Ultimately the marriage with Irene faltered. They divorced in Santa Barbara County in October, 1975.

Walter passed away 8 May 1978 in Carpinteria, Santa Barbara County, CA. As mentioned above, former wife Joyce survived him. Former wife Irene did so as well, though only by a bit more than three years. Irene does not appear to have married again after the 1975 divorce -- the last name on her death record is Johnson. She left California in favor of Vancouver, British Columbia, which is probably where her daughter was based. She died in the Vancouver suburb of Langley 11 October 1981.
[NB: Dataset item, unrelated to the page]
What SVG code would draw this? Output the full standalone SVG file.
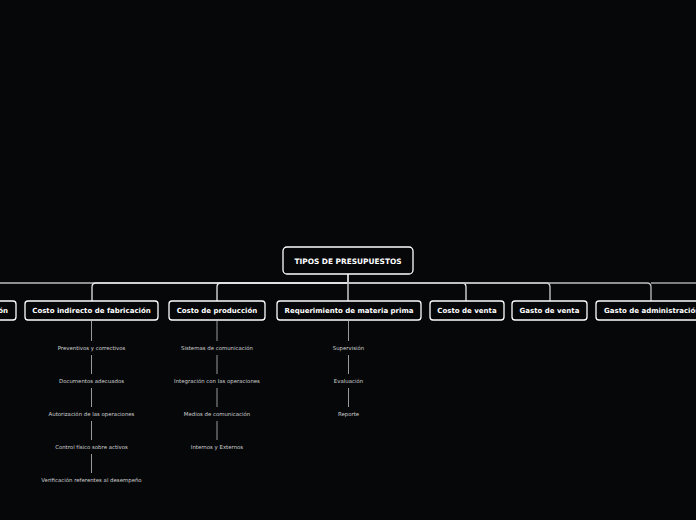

This group photograph was taken in 1949 during a visit Walter’s mother, sister Esta, and niece Margaret Ness (not shown) made to the west coast. The venue is the farm of Roy and Mildred Smeds north of Reedley. The four men left to right in back are Billy Smeds, Jack Smeds, Charley Strom, and neighbor A.A. Westerlund. Left to right in the front standing row (the row immediately behind the squatting younger members of the family) are Mildred Smeds, possibly Fred Malm, Mary (Smeds) Johnson, Marie (Rautiainen) Smeds, Amanda Strom, Annie Smeds, Mildred (Malm) Lieber, and Opal Smeds, with an unidentified boy, possibly Kyle Lieber, off to the far right by the car. Left to right squatting in front are Esta (Johnson) Ness, Bob Quinney, Lillian Quinney, Alfred Smeds, Gayle Jost (the toddler), Erwin Jost, Frances Jost, Walter Johnson, Jo Smeds, and Joyce (West) Johnson.